— BEGIN —

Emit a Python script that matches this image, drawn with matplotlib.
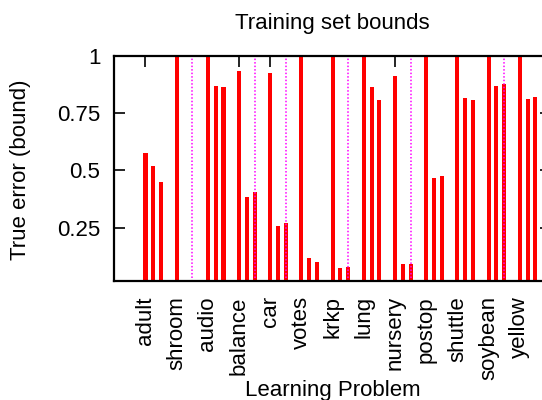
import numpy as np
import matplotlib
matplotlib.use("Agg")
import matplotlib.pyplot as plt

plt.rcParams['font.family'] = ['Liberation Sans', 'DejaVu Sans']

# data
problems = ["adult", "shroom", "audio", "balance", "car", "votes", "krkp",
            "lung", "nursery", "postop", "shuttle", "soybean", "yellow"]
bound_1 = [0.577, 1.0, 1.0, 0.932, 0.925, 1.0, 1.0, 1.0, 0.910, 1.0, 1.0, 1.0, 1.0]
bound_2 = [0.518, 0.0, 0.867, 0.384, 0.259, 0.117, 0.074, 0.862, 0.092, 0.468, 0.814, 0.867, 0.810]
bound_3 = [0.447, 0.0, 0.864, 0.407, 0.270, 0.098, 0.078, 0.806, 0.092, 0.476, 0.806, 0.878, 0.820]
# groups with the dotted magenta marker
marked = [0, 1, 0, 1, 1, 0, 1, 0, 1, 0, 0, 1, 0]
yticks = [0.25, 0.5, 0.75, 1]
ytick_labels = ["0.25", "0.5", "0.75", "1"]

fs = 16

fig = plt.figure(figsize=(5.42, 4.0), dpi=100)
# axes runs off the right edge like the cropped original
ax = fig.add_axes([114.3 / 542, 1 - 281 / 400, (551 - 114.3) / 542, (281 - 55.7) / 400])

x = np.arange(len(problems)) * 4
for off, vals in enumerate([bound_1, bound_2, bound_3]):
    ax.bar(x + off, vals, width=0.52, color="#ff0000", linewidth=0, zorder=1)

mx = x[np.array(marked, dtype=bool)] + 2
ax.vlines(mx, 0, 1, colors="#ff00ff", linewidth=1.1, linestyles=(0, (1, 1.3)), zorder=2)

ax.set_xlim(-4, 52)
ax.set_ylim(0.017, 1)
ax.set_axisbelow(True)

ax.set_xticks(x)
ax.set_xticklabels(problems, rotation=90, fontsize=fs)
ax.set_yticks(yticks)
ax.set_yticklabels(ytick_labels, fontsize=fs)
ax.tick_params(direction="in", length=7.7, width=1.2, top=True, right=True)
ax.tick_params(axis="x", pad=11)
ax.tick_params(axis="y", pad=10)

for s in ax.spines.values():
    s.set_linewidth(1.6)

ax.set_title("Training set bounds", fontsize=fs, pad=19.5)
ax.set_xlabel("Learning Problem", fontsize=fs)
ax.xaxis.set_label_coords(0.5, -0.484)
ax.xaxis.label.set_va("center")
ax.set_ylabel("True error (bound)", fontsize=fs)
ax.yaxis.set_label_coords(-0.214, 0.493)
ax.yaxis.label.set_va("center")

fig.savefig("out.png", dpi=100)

— END —

### EXERCISE DIRECTIONS:
Starting at the top of the listing above, reproduce each line up to and including the one with "plt.rcParams['font.family'] = ['Liberation"; omit the pictures.

### RESPONSE TO THIS TASK:
Emit a Python script that matches this image, drawn with matplotlib.
import numpy as np
import matplotlib
matplotlib.use("Agg")
import matplotlib.pyplot as plt

plt.rcParams['font.family'] = ['Liberation Sans', 'DejaVu Sans']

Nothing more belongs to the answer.